I gave him the silent treatment for the best part of a week when he came home from the pub later than usual. And when I found two phone numbers I didn’t recognise on my itemised bill, I refused to believe he wasn’t having an affair.
No matter how often Tom assured me he understood my unforgivable behaviour, Simon had already ruined any future we could’ve had together.
And six weeks after he came to live with us, I asked him to leave.
SIMON
Los Telaros, Mexico, twenty-one years earlier
13 April
The pool cue snapped in half as effortlessly as a toothpick when it made contact with the old man’s shoulders. He grunted as it thrust him forwards and he sprawle
d across the table.
His attacker, equally as drunk and elderly as his victim, swung one hundred and eighty degrees with the remaining half of the cue in his hand, and collapsed into a disorientated heap. His counterpart fumbled around the table for a ball to smack against his assailant’s head, but when he heaved it, one too many bourbons made him lose his grip and the ball nosedived a few feet across the room instead, barely nudging the skirting board.

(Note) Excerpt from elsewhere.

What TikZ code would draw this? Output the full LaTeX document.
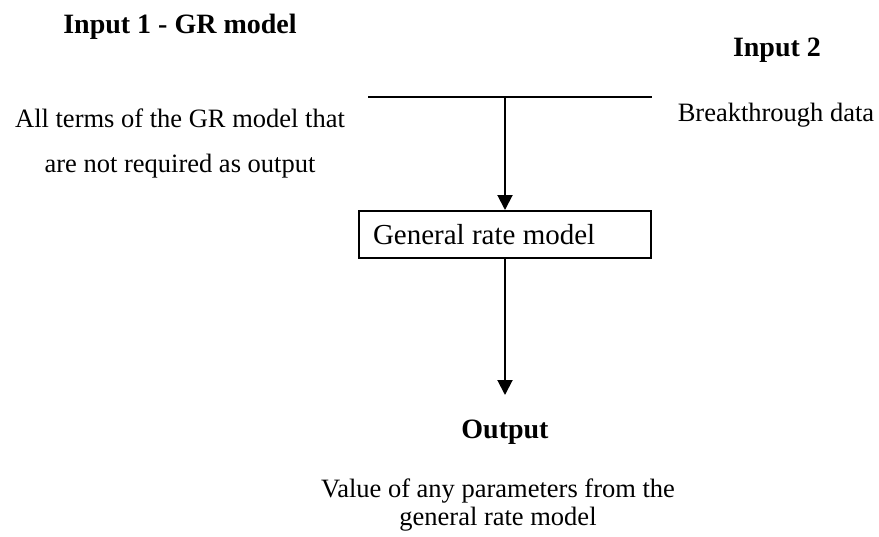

Trying our best not to laugh at the clumsy fight before us, Miguel and I stepped in to lift the two drunken pensioners to their feet. Their arms spun aimlessly, like hurricane-damaged windmill sails, only making contact with the smoky air around them as they fought for the attention of the same prostitute.
‘They’re like this every time,’ explained Miguel as he pulled the frailer-looking of the two up from the floor where he’d just landed.
‘Aren’t they friends? I saw them arrive together,’ I asked, safely concealing the other behind me.
‘Friends? They’re father and son!’ he laughed. ‘They share the same taste in women. By the time you leave this whorehouse, there won’t be much of life you ain’t seen.’
I’d been drug-free and hitchhiking around Mexico for the best part of four months when I’d walked through the bordello’s doors for the first time. Many towns I’d blown through had their own whiskerias – brothels that sold much more than Wild Turkey in their back rooms. Their neon signs targeted long-haul truck drivers who wanted to take their minds off the endless roads ahead with female company.
But with its orange-tiled roof and black wrought-iron balconies scattered across the first-floor facade, this bordello in Los Telaros resembled a hotel. There was no signage or indication it was anything else. I hadn’t intended to look for work, and sex had been the last thing on my mind. All I’d required was something alcohol-based to quench my thirst and a place to rest my blistered feet.
Inside, porcelain lamps on smoked-glass tables discreetly illuminated purple walls. Glass chandeliers hung from wooden rafters above white leather sofas and a solitary reception desk. Scented candles masked cigar smoke with hints of sandalwood and vanilla. The crushed velvet curtains remained closed to prying eyes.